> **Exercise directions**
Set aside the pictures and output only the lines from the one containing "Reproduce this chart" up to and including the one containing "Chart.register(...registerables);".

> **Supplied entries**
---+---
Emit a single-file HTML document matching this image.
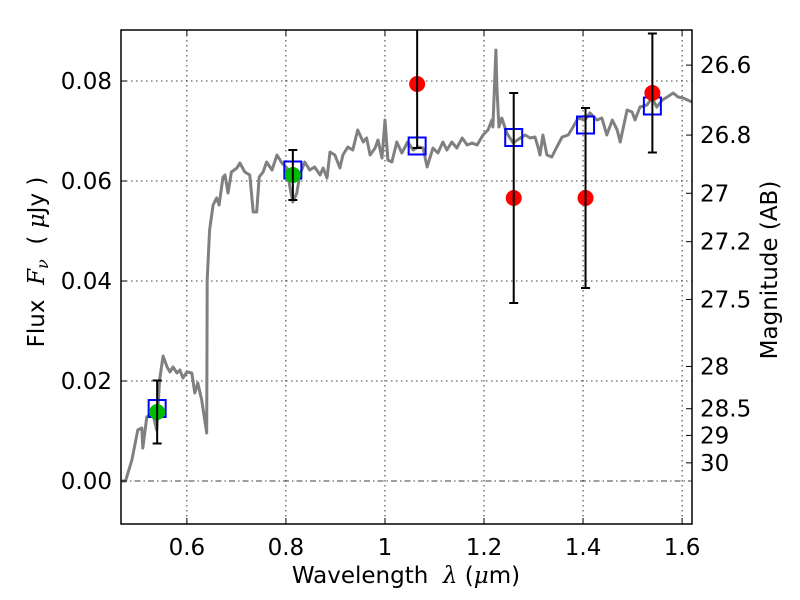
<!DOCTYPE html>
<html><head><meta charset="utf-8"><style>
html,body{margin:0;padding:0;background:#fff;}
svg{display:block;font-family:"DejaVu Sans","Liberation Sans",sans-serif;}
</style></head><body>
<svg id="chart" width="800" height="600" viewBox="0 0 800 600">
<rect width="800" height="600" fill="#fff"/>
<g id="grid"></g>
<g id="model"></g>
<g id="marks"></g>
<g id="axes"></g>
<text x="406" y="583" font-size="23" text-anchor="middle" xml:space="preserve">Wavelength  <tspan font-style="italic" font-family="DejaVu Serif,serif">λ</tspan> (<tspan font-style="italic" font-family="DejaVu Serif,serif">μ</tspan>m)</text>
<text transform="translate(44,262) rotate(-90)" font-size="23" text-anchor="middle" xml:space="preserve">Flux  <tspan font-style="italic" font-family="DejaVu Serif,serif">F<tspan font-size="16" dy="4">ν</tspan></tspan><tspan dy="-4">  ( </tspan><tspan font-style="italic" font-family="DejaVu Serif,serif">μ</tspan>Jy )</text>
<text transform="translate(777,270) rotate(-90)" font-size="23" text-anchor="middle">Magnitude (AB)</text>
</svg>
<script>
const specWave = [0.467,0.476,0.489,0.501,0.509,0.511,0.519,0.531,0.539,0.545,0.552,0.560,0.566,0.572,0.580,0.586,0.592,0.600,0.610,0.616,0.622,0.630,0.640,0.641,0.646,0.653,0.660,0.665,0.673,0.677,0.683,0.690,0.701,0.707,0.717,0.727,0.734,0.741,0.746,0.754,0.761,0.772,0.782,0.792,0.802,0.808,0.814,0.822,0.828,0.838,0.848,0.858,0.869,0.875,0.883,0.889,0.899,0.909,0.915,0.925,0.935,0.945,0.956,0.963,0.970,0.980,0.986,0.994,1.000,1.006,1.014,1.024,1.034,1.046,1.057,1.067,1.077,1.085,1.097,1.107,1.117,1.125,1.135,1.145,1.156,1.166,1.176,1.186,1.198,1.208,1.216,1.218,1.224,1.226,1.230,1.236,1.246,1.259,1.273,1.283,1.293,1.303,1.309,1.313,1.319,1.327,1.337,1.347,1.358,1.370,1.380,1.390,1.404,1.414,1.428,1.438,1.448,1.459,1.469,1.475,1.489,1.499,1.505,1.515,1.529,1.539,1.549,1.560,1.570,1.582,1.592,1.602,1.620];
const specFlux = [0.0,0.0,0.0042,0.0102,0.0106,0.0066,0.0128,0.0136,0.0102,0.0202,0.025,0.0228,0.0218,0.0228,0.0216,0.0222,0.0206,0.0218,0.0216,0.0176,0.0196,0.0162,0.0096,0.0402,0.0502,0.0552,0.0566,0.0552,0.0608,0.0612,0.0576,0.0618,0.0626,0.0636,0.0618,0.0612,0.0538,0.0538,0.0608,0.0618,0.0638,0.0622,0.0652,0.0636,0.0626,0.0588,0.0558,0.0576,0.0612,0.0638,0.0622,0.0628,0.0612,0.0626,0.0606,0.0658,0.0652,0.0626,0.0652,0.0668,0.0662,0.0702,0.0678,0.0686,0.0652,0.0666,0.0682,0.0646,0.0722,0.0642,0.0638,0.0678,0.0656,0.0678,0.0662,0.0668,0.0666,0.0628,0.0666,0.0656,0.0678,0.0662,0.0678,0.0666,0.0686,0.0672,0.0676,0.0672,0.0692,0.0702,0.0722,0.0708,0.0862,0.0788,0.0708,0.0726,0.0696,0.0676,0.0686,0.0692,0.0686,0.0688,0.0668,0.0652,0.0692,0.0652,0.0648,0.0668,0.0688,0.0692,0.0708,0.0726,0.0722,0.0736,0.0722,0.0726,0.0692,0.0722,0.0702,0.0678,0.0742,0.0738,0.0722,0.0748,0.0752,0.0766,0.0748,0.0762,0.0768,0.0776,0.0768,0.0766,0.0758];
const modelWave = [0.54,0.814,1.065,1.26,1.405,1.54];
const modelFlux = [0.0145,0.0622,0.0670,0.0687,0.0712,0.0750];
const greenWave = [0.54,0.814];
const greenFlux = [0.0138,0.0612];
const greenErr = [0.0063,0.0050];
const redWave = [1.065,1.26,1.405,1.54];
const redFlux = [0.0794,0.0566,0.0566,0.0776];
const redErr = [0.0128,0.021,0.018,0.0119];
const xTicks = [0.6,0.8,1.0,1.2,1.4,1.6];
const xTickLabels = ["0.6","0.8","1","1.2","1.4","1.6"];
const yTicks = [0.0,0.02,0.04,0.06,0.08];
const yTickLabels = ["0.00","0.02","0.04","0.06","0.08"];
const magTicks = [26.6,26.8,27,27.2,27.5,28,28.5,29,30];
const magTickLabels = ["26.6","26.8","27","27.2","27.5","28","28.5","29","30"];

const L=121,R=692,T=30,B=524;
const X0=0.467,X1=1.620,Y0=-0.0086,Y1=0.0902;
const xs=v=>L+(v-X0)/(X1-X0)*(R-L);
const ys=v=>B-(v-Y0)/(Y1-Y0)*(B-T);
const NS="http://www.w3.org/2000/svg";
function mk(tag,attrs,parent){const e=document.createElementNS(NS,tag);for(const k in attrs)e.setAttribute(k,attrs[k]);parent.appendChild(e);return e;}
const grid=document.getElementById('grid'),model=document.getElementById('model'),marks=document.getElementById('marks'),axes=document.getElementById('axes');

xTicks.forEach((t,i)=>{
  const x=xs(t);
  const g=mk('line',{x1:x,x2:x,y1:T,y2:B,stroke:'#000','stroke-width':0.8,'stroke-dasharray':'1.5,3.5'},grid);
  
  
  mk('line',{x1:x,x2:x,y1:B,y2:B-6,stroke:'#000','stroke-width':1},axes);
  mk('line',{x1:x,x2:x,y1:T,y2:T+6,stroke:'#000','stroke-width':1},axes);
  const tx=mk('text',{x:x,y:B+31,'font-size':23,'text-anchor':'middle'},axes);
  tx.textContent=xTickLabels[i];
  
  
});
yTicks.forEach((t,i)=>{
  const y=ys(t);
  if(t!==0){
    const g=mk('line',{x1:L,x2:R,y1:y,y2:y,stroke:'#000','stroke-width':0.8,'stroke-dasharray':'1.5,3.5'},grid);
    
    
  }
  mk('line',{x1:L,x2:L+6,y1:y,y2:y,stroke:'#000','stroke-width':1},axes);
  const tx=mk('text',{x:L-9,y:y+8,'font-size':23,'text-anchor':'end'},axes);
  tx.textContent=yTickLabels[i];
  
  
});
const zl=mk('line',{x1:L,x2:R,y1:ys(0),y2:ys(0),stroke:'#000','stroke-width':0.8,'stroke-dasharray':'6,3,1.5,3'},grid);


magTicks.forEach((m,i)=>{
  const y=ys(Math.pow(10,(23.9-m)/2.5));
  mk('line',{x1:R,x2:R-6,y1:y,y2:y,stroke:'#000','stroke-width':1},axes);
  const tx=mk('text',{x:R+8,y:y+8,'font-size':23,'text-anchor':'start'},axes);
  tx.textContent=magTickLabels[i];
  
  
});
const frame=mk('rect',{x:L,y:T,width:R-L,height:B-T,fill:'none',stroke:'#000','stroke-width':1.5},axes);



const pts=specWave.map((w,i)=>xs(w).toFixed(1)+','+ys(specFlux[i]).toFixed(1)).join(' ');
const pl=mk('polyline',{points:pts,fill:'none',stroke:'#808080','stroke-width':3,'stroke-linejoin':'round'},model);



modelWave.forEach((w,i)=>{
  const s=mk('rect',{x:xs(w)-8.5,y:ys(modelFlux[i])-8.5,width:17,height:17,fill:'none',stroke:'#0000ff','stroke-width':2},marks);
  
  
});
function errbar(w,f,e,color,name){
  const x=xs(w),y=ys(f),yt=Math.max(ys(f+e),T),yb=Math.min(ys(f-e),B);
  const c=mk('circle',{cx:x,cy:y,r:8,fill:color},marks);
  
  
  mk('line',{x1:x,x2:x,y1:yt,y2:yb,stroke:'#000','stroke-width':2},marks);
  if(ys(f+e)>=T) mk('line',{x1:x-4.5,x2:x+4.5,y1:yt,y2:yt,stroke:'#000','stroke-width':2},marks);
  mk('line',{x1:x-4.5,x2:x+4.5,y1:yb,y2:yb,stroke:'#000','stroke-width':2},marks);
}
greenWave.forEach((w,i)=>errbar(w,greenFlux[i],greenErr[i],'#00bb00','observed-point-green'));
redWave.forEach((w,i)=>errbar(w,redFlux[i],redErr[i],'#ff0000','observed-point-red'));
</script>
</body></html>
---+---
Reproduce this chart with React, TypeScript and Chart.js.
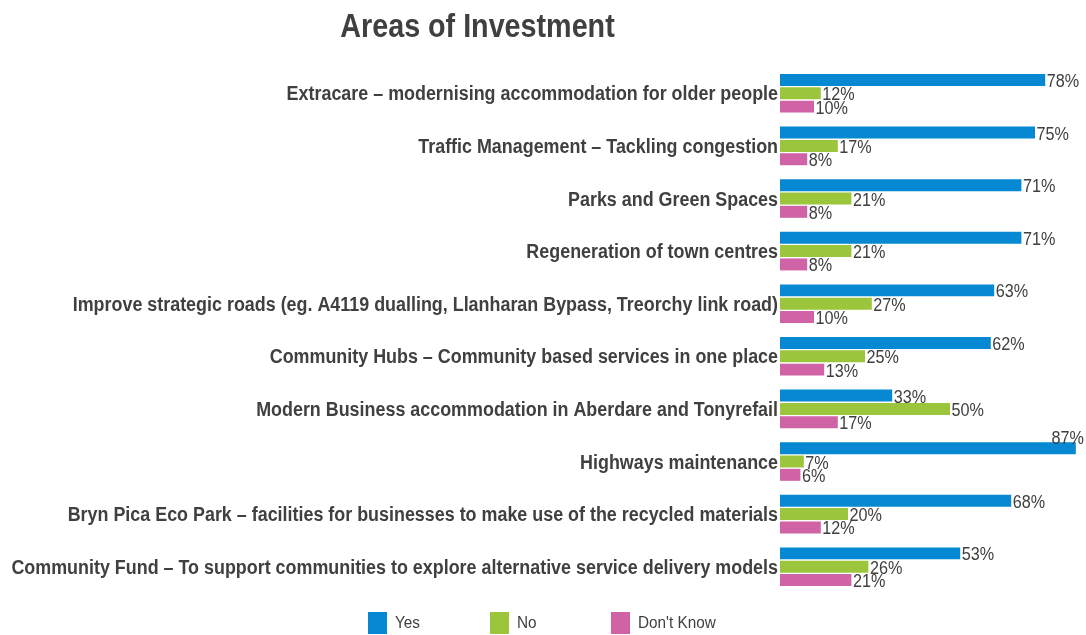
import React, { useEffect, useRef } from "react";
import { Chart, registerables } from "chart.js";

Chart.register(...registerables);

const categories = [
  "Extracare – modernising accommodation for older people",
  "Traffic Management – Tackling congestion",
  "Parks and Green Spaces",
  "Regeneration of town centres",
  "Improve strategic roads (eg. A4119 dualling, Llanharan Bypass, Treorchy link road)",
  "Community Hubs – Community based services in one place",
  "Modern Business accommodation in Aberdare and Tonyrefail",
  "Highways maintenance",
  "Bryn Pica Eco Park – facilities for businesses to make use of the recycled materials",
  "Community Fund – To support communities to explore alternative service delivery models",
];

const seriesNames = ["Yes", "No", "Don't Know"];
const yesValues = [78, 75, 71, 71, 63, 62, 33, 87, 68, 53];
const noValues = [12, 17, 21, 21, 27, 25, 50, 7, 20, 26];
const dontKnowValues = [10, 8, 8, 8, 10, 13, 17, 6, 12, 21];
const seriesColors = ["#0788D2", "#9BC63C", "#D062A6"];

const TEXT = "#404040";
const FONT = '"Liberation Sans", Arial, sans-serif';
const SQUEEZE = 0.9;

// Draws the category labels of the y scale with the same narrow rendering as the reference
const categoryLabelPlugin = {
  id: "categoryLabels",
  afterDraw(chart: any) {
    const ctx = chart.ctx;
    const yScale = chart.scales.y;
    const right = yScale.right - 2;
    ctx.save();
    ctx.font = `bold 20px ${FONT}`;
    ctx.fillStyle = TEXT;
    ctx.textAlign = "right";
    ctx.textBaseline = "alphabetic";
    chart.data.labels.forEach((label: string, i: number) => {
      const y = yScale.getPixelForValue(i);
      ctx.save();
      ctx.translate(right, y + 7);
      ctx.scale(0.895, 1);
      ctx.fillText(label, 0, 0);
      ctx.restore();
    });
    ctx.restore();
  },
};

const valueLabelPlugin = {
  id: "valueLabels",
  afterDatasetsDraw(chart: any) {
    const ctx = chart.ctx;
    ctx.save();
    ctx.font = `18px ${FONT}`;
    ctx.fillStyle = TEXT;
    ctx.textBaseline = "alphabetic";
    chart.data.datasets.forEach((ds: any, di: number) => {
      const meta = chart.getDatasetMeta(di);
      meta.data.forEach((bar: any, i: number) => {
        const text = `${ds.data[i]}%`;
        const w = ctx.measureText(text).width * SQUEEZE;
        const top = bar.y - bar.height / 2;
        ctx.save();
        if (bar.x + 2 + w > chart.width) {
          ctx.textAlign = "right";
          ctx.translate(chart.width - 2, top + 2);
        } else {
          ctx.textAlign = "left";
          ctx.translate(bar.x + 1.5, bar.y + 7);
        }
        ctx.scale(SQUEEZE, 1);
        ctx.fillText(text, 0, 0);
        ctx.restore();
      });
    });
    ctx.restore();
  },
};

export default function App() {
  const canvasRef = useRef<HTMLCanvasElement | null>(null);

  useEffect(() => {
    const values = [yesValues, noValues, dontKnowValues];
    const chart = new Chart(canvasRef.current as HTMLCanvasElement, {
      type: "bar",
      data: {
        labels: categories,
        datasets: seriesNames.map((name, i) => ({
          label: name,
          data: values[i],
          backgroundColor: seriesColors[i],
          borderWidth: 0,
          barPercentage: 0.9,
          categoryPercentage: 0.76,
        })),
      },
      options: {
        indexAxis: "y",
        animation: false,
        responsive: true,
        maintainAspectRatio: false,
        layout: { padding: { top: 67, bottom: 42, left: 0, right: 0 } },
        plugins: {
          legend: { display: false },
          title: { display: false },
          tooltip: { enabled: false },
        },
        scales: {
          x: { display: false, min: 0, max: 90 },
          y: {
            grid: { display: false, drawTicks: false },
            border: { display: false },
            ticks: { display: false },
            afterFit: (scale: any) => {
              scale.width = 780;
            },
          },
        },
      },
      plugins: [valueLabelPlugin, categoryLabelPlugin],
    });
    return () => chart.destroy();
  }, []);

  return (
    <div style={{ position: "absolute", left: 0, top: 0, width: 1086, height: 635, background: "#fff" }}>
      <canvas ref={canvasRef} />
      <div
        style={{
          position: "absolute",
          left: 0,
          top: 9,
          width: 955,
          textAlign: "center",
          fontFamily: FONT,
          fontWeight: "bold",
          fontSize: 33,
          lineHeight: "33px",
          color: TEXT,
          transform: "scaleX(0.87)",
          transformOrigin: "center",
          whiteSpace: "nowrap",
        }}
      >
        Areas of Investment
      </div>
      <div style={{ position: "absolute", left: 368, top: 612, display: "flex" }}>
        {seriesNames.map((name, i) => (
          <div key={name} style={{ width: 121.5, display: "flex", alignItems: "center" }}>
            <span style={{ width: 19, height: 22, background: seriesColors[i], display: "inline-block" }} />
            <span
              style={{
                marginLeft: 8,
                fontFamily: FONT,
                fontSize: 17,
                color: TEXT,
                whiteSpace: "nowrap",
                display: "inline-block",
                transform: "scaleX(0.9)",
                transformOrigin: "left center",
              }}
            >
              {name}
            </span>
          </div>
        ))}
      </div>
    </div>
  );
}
---+---
> **Answer to the exercise**
Reproduce this chart with React, TypeScript and Chart.js.
import React, { useEffect, useRef } from "react";
import { Chart, registerables } from "chart.js";

Chart.register(...registerables);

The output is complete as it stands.